Cristina Sampaio, que publicou um cartoon “em solidariedade com Vasco Gargalo” no Público, saiu em defesa do colega: “Não podem existir assuntos tabu, mesmo que existam diferentes sensibilidades e formas de os abordar”. “É lamentável o facto de a Courrier International ter retirado um prémio atribuído a um desenho que o tinha, sem dúvida, merecido”.
Um homem que não é estranho a polémicas, António Antunes, um dos nomes maiores do cartoonismo em Portugal, e que também foi acusado de ser antissemita após o New York Times ter publicado um cartoon seu em que Donald Trump, retratado como um cego, aparece com um quipá (touca utilizada pelo povo judeu) e um cão-guia cuja cara é a de Benjamin Netanyahu, também saiu em defesa do colega.
“A questão do prémio ainda é pior do que no meu caso. Estão a elevar o poder de Israel e a pura e simplesmente crucificar um autor”, considera António. “E depois é a facilidade com que o embaixador de Israel em Portugal fala ao Presidente da República e ao primeiro-ministro [sobre este caso], mas não há uma única palavra sobre aquilo que justificou o cartoon: a ocupação selvagem de terra dos palestinianos. Essa, sim, é a questão de fundo”.
Vasco Gargalo é taxativo. “Se for [preciso ser] politicamente correto deixo de ser cartoonista. Não posso sê-lo.

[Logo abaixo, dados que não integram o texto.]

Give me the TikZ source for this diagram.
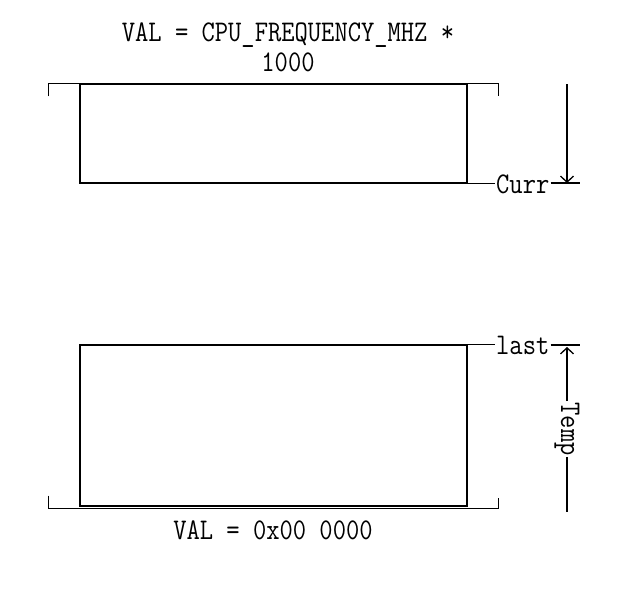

No meu trabalho, nunca vai funcionar, para isso vou fazer outra coisa qualquer que não seja cartoons ou lidar com informação”.
Os três cartoonistas reforçaram a sua vontade de continuar a trabalhar temas sensíveis e a pôr o “dedo na ferida”. Cristina Sampaio reforçou esta ideia com uma frase de alguém que morreu por lutar pela liberdade de expressão.
“O meu amigo Tignous, assassinado no massacre do Charlie Hebdo, escreveu um dia que ‘um desenho conseguido conduz ao riso. Um desenho muito bem conseguido conduz à reflexão. Se conduzir ao riso e à reflexão, então é um excelente desenho. Mas o melhor desenho de todos conduz ao riso e à reflexão e provoca uma certa vergonha. Se o leitor sente vergonha por se ter rido de uma situação grave, então esse desenho é magnífico, pois é aquele que perdura’”.